Exercise instructions -
Find every line with the word "this". Copy those lines.

Extracted information -

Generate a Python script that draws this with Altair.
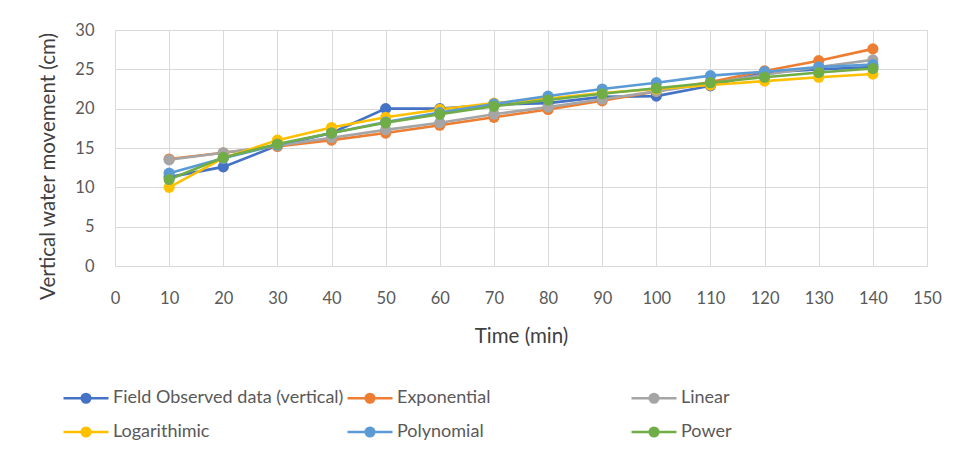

---

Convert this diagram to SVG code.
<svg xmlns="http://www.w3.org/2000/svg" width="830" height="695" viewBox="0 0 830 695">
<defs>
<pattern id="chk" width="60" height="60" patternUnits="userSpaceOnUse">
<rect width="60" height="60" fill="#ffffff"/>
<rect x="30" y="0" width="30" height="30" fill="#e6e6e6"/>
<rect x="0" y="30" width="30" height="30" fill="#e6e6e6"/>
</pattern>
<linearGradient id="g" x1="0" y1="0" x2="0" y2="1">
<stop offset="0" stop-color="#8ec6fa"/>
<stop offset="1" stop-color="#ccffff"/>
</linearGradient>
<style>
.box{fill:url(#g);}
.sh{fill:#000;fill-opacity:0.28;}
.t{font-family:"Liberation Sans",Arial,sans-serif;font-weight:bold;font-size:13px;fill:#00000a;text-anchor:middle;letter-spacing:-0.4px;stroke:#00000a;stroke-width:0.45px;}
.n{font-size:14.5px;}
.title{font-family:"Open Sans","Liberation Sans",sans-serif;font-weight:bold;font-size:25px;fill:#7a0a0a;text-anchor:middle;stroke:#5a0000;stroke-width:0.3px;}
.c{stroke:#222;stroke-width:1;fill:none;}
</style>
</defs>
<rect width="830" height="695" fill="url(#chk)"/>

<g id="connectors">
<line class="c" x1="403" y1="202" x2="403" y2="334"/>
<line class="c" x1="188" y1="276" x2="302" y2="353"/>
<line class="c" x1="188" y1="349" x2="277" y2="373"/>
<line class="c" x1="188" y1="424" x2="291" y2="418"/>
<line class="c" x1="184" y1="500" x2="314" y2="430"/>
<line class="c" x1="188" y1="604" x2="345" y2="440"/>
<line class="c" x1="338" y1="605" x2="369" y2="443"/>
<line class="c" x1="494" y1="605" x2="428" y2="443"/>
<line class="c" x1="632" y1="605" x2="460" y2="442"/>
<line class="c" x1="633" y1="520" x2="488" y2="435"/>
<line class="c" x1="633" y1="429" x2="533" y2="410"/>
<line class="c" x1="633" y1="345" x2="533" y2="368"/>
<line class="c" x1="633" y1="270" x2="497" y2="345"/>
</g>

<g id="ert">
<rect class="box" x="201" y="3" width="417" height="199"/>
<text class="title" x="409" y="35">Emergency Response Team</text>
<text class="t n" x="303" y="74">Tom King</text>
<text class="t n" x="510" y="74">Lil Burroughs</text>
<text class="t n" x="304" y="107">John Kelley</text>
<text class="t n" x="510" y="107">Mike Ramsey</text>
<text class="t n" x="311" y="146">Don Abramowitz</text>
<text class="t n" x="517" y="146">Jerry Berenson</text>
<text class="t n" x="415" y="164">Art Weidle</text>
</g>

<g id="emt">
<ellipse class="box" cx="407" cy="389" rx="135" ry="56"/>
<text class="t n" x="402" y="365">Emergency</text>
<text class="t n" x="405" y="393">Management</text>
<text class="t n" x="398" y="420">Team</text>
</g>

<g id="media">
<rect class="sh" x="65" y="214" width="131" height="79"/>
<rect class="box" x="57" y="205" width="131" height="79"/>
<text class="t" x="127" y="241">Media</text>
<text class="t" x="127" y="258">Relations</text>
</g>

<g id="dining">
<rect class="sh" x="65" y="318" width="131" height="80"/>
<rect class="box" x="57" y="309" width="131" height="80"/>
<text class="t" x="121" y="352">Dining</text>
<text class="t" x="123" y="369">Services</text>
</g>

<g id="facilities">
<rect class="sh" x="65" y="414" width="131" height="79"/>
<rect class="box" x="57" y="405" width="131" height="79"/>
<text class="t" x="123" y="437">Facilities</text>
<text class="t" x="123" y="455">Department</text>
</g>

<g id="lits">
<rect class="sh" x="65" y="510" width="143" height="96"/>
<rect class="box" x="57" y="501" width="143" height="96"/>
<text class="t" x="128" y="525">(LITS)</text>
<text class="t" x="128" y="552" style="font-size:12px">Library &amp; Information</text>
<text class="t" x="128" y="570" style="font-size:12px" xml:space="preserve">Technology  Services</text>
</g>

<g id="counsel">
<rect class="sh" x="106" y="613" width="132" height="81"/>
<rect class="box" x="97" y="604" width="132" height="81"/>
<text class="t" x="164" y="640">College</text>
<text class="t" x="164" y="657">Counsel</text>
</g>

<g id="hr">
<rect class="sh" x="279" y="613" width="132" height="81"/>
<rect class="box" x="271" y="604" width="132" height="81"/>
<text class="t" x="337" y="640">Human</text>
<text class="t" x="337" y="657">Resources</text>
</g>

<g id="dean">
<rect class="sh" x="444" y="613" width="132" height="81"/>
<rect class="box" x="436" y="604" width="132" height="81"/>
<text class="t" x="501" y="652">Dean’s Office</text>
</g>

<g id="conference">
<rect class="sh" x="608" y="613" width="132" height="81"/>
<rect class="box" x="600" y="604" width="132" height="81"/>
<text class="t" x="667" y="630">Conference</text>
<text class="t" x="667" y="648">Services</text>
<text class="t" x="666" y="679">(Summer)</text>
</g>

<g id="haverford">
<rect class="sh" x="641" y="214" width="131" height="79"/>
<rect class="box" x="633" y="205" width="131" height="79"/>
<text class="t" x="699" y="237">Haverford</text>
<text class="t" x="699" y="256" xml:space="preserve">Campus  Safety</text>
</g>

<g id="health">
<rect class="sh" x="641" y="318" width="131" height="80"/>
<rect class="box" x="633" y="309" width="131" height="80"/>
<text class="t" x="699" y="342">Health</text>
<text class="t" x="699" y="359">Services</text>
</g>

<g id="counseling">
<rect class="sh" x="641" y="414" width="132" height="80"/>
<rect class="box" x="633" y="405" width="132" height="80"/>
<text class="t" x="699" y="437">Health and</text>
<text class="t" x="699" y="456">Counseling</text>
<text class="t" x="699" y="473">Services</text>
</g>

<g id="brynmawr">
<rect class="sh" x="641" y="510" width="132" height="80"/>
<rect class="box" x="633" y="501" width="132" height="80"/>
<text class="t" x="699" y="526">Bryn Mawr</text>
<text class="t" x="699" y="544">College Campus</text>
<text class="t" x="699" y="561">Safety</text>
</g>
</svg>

...

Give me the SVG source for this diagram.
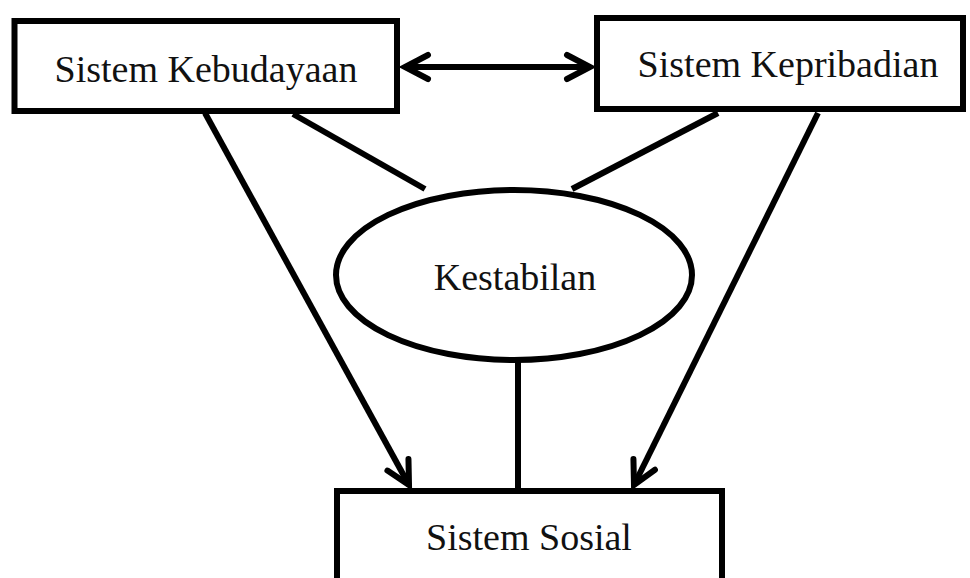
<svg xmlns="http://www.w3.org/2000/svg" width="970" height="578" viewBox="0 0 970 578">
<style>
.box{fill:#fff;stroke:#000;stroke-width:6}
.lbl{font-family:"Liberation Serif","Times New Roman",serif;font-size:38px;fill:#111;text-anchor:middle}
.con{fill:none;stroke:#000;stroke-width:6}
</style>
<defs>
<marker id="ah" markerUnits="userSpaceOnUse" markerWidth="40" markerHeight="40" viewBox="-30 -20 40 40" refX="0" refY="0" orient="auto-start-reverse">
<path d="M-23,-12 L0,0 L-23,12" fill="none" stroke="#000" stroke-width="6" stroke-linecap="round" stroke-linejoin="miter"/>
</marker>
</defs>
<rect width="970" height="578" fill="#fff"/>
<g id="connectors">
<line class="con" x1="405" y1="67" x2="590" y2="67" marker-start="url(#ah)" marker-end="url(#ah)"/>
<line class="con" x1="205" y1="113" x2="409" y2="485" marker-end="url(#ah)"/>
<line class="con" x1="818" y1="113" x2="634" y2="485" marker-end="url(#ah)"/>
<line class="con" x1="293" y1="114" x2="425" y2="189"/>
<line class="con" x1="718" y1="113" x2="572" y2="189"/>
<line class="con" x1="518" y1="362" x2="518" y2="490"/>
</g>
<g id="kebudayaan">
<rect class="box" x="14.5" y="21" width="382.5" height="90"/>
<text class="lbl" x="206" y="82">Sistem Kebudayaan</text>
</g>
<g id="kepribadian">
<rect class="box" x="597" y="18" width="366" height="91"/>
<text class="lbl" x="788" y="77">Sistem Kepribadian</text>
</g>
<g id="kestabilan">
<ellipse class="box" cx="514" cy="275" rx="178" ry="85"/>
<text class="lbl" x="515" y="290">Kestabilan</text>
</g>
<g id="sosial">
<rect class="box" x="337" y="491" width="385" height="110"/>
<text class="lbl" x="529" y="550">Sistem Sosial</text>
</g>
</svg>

Task answer -
Generate a Python script that draws this with Altair.
Convert this diagram to SVG code.
Give me the SVG source for this diagram.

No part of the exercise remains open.